AIM OF THE EXERCISE »
Only the lines between the line with "Give me the Plotly source for this chart." and the line with "W, H = 1140, 665", together with those two lines themselves, are to be copied exactly.

-- Begin --

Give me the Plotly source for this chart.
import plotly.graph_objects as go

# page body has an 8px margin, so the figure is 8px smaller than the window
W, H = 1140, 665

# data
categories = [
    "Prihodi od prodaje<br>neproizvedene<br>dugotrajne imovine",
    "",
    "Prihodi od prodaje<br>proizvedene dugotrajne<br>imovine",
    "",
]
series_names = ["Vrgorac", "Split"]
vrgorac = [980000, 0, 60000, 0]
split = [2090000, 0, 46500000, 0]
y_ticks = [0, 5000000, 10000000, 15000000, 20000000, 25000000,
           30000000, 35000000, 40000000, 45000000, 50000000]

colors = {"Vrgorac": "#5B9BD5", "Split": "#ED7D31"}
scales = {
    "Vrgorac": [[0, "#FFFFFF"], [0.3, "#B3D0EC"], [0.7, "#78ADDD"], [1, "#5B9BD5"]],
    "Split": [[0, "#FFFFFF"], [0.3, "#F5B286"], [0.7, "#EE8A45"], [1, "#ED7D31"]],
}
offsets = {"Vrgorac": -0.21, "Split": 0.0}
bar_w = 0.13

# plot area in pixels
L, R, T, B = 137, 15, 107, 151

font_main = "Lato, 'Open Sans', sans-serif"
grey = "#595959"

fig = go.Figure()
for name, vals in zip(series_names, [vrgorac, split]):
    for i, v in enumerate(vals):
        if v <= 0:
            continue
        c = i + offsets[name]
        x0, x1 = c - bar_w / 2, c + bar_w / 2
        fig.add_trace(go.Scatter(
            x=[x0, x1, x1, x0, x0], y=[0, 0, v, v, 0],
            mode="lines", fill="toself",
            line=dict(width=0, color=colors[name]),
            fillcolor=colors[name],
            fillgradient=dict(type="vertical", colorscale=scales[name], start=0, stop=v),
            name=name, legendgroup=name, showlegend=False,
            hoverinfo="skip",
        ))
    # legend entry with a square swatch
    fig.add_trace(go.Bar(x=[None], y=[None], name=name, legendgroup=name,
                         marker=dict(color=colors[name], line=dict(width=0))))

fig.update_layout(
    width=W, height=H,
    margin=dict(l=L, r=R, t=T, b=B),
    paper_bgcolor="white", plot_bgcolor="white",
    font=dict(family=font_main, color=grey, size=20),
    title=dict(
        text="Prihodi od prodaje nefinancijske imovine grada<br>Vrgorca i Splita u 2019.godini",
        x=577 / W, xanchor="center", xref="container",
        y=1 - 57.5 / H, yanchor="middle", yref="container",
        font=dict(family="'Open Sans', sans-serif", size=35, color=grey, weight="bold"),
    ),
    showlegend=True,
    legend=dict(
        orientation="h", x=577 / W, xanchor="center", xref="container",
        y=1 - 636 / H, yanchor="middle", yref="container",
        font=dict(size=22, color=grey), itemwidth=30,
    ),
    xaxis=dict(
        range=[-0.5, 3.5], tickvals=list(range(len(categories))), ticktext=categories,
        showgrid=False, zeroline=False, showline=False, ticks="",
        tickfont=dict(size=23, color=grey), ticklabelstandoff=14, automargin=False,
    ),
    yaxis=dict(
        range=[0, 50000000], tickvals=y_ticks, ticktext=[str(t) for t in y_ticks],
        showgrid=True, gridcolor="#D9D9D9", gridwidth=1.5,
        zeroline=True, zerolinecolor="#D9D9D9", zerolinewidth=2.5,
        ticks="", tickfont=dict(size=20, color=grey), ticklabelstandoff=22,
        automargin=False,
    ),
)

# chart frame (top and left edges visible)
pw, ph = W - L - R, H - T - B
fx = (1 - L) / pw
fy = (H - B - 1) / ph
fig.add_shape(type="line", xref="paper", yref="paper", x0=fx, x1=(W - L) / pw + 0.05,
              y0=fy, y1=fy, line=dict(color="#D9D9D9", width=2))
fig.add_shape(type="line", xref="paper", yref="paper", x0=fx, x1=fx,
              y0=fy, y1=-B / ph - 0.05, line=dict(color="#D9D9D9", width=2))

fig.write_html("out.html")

-- End --
-- Begin --

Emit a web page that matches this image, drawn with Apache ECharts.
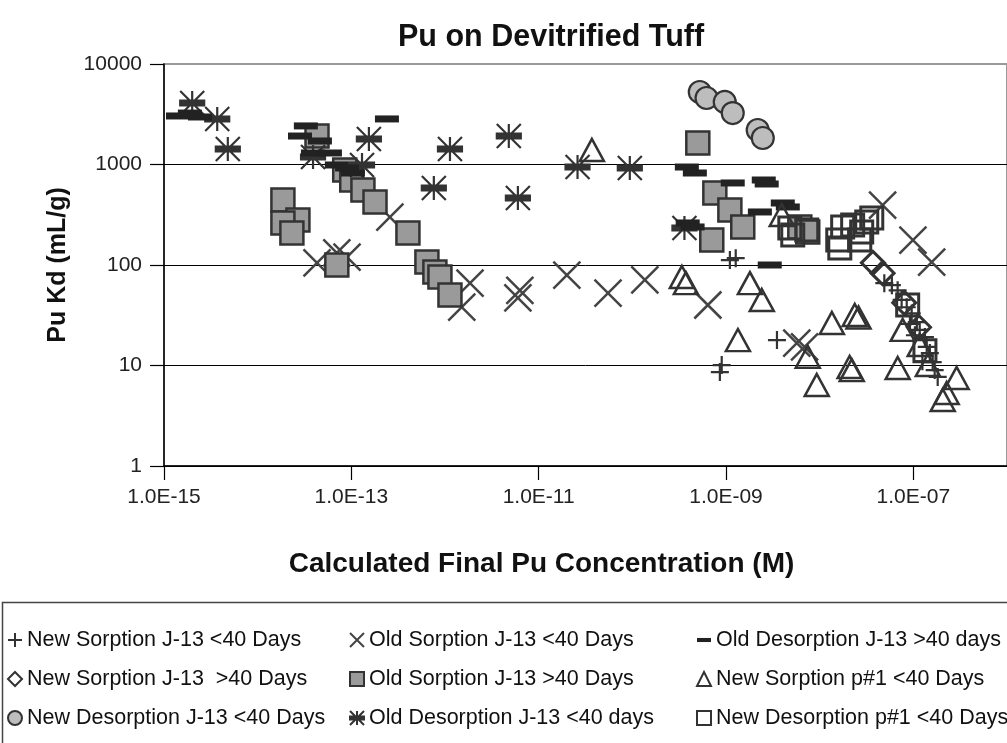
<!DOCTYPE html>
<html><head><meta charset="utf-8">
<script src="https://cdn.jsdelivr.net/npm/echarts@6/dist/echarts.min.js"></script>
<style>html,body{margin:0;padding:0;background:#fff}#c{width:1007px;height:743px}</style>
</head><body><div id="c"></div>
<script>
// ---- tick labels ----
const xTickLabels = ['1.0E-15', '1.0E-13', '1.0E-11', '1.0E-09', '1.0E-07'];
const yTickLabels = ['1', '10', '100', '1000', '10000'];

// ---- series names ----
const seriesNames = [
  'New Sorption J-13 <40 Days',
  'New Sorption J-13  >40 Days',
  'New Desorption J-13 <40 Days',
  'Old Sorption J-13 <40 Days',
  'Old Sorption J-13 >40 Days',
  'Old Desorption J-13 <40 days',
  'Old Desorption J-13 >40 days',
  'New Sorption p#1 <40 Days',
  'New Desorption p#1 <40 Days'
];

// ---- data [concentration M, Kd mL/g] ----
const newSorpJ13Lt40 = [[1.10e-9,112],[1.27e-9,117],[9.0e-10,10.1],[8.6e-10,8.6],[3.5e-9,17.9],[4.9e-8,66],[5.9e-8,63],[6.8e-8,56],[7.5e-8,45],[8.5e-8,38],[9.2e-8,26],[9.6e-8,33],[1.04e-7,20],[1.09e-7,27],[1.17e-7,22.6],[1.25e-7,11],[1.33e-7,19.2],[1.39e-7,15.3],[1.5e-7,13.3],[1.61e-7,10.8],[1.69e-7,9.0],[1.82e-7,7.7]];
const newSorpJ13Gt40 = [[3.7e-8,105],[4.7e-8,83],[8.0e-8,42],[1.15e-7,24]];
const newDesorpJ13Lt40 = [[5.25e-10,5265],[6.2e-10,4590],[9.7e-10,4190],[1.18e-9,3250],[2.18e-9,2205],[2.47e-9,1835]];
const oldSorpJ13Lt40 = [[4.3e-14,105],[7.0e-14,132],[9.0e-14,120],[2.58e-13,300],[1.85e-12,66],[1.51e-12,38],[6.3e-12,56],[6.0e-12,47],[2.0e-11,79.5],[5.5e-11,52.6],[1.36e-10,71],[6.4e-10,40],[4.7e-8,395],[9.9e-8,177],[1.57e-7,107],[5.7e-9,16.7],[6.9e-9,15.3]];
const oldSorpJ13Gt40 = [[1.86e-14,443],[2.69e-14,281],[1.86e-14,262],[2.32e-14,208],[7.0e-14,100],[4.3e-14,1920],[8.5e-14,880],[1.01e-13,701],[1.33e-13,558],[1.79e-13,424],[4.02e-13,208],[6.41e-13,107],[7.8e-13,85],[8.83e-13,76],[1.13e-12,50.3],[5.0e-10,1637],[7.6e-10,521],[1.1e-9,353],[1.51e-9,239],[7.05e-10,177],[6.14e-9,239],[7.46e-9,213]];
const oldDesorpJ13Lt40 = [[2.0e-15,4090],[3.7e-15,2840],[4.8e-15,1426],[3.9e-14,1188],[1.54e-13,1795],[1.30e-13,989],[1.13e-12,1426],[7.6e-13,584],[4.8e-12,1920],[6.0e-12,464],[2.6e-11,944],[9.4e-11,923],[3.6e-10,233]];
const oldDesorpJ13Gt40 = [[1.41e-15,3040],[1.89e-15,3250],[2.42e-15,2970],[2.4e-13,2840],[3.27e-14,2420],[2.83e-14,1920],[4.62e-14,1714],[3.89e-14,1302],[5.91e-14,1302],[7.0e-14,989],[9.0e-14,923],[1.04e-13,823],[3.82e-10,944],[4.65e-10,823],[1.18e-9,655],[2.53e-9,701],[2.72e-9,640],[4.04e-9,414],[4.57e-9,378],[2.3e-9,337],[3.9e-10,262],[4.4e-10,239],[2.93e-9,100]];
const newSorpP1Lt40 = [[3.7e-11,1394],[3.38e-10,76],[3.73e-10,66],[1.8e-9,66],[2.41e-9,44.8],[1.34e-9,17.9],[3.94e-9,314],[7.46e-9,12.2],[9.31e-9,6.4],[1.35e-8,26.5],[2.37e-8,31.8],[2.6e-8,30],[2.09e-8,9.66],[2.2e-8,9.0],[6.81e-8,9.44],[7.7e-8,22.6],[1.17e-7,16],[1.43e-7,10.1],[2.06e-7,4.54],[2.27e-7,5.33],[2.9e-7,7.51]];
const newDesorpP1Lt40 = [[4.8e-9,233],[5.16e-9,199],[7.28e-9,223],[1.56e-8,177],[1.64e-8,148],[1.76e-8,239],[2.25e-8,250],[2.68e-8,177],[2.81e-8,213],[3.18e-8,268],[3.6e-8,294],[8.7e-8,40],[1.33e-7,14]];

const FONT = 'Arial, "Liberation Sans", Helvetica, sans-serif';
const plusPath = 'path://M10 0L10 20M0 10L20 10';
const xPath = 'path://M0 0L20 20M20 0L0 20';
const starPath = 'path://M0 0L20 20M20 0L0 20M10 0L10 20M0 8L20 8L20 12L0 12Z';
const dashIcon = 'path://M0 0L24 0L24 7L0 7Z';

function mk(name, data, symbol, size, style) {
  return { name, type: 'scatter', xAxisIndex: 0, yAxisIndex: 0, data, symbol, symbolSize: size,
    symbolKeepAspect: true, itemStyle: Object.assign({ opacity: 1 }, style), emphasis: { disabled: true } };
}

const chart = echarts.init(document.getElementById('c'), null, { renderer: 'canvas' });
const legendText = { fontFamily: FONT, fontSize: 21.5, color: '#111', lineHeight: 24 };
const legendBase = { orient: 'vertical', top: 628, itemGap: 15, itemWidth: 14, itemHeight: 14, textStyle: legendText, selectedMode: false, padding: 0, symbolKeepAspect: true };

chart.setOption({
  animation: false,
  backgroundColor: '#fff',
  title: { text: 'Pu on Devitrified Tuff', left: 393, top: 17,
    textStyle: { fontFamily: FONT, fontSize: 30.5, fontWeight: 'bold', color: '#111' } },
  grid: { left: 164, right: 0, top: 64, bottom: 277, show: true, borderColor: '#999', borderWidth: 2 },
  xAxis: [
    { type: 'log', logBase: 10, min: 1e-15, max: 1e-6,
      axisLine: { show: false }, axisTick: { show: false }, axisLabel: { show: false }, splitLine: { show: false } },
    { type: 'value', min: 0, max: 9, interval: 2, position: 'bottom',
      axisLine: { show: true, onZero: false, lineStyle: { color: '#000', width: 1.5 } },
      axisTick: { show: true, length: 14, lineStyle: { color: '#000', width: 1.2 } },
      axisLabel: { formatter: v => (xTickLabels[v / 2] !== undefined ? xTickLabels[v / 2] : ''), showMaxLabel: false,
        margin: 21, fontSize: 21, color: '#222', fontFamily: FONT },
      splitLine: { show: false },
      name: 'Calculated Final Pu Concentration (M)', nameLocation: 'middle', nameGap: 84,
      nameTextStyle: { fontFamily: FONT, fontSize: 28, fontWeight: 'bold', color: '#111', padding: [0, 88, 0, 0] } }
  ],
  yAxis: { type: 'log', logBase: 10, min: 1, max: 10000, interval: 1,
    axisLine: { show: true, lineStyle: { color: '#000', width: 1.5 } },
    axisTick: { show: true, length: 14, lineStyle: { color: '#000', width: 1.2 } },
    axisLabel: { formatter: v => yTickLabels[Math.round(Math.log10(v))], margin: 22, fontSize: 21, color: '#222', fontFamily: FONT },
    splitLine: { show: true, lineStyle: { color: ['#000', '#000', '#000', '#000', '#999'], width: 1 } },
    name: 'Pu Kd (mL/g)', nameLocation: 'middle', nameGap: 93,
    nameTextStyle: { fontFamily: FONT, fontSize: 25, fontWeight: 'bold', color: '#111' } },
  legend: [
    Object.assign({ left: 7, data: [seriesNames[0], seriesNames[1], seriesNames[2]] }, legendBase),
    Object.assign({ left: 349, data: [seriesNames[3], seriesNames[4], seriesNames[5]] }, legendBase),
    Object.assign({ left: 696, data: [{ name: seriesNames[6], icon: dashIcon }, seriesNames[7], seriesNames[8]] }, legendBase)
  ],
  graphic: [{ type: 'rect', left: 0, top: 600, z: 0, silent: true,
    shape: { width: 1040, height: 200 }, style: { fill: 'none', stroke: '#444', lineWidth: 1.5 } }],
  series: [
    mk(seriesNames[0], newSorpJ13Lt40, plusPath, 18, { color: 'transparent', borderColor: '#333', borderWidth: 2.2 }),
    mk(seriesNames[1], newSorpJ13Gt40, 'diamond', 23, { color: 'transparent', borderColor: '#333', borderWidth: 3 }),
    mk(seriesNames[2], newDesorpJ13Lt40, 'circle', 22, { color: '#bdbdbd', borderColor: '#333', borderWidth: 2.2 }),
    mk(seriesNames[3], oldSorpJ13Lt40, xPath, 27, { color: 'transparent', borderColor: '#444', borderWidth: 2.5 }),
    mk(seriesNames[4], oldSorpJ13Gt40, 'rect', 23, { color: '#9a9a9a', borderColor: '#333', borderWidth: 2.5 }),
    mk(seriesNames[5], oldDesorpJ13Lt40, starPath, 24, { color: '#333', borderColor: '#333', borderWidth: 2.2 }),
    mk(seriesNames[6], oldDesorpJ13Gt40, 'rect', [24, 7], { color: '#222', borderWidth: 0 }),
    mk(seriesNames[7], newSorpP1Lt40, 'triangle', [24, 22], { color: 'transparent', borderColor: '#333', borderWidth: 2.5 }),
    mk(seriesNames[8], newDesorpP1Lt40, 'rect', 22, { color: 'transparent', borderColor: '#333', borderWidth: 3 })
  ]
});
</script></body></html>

-- End --

EXERCISE RESULT »
Give me the Plotly source for this chart.
import plotly.graph_objects as go

# page body has an 8px margin, so the figure is 8px smaller than the window
W, H = 1140, 665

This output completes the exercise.